L'AMF poursuit les vendeurs de fonds Norbourg
L'Autorité des marchés financiers (AMF) a intenté hier une poursuite de 31 millions de dollars contre Vincent Lacroix et 13 représentants qu'elle soupçonne d'avoir reçu des incitatifs monétaires afin de faire mousser les fonds Norbourg auprès de leurs clients.
Le recours civil, déposé en Cour supérieure à Montréal, vise des individus qui ont transféré chez Norbourg les actifs de leurs clients ou qui leur recommandaient d'investir leur argent dans les fonds Norbourg. La liste comporte notamment des représentants qui ont travaillé chez Groupe Futur et chez Norbourg Capital.«L'AMF estime que les représentants visés ont engagé leur responsabilité professionnelle en acceptant divers incitatifs et en favorisant ainsi leur intérêt personnel au détriment de celui de leurs clients lors de l'offre des fonds Norbourg», a écrit l'organisme réglementaire. «Ces représentants auraient notamment touché des avantages ou des sommes d'argent inexpliquées et parfois substantielles, en plus de leur rémunération habituelle ou de la vente de leurs actifs.»
Certains des individus, qui ne font l'objet d'aucune accusation pénale ni criminelle, ont touché des sommes importantes. Deux d'entre eux ont récolté 6,8 millions chacun, alors qu'un autre est passé à la caisse pour quatre millions. Au bas de l'échelle, deux individus ont reçu 6300 $ au total.
Par exemple, selon la poursuite, un représentant de Québec qui gérait des actifs de 47 millions les a vendus à Norbourg pour 900 000 $ et s'est joint à l'équipe. Il devait en transférer 80 % dans les fonds Norbourg et s'engager à ce que 50 % de toutes ses ventes futures soient effectuées dans les produits Norbourg. Il a aussi reçu des sommes additionnelles car il était actionnaire d'une petite société dans laquelle M. Lacroix avait injecté de l'argent.
Joint à son domicile hier, ce représentant n'a pas voulu faire de commentaire.
Parmi les défendeurs figurent aussi Axa Assurances, Natcan Insurance Company Limited et un «fondé de pouvoir au Canada pour les souscripteurs du Lloyd's», puisque les représentants étaient couverts par des polices chez ces assureurs.

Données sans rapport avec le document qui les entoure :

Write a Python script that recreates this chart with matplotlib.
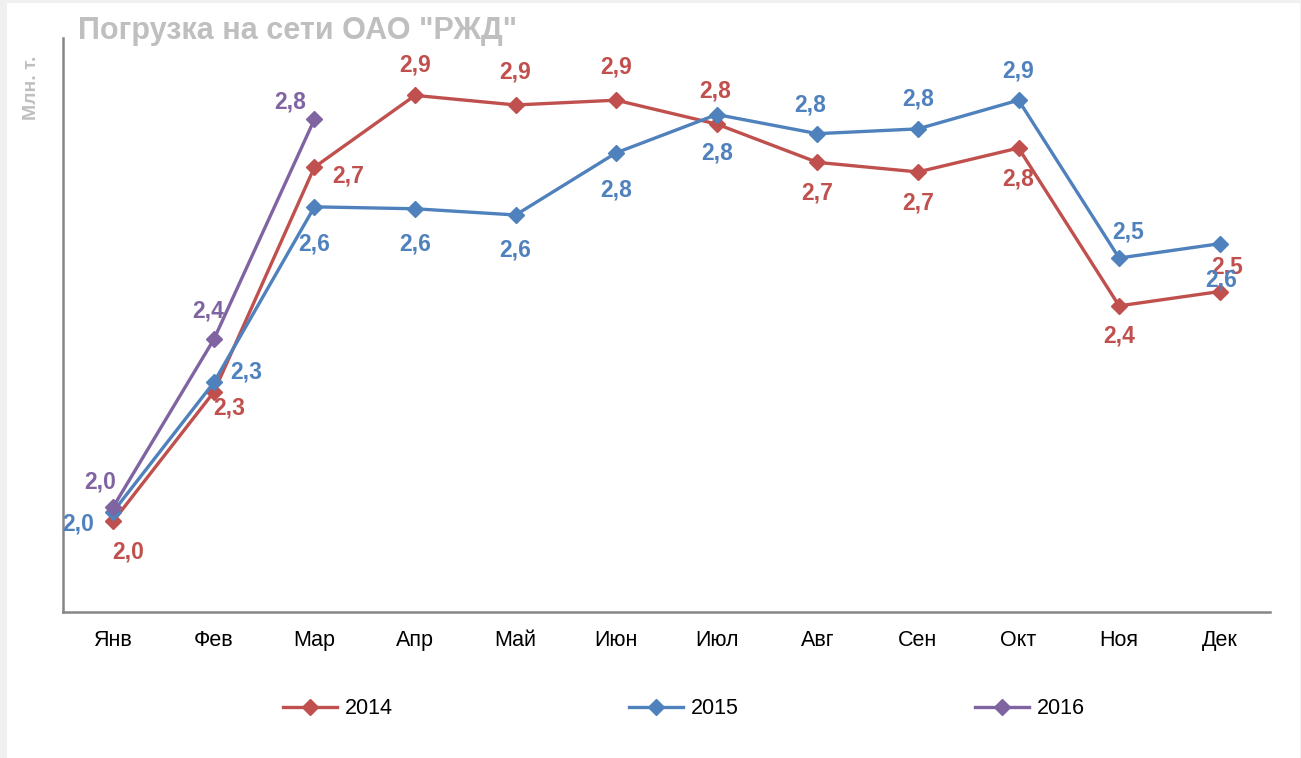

Lorsqu'est venu le temps d'obtenir des commentaires, les bureaux étaient fermés.
Le document de la poursuite est disponible dans le site de l'AMF.
Modèle d'affaires
En raison d'une condamnation au pénal, Vincent Lacroix purge une peine de 12 ans de prison pour le rôle central qu'il a joué dans le détournement de 115 millions aux dépens de 9200 personnes. L'argent détourné servait à l'acquisition d'autres sociétés, à des investissements personnels, à l'offre de «prêts», à l'achat de maisons, etc.
Il a été démontré pendant le procès que M. Lacroix avait constamment besoin de recruter de nouveaux clients, puisque Norbourg était lourdement déficitaire et que son modèle d'affaires consistait à piger sans cesse dans l'épargne des clients pour assurer les dépenses de fonctionnement.
La poursuite intentée par l'AMF hier est liée à une indemnisation qu'elle s'est engagée à verser l'an dernier. En janvier 2007, l'AMF a annoncé qu'environ 900 des 9200 victimes allaient se partager une somme de 31 millions car, dans leur cas, les représentants qui leur avaient vendu les produits Norbourg avaient bénéficié d'incitatifs.
À l'époque, l'AMF avait affirmé que «le stratagème de la fraude comportait des manoeuvres dolosives au niveau de la distribution. En effet, Vincent Lacroix et les cabinets Norbourg Capital inc. et Groupe Futur inc. ont mis en place des incitatifs financiers afin de favoriser la vente des fonds Norbourg.»
Quant aux autres 8200 victimes, elles n'ont eu droit à aucune indemnisation car la fraude s'est produite non pas dans la vente, mais plus haut dans la hiérarchie, c'est-à-dire dans la gestion. Dans les cas de fraude imputée aux gestionnaires, la loi ne prévoit pas d'indemnisation.
Le versement de cette indemnisation de 31 millions a eu pour effet de presque vider le Fonds d'indemnisation des services financiers.
Selon la loi, l'AMF, dont le budget de fonctionnement est assuré par les cotisations de l'industrie, a cinq ans pour le renflouer. Elle entend le faire par des hausses de cotisations auprès des cabinets de services financiers. Un projet a déjà été mis en branle en 2007.
L'AMF a affirmé hier que, «le cas échéant, les sommes récupérées [dans le cadre du recours] iront au Fonds d'indemnisation des services financiers».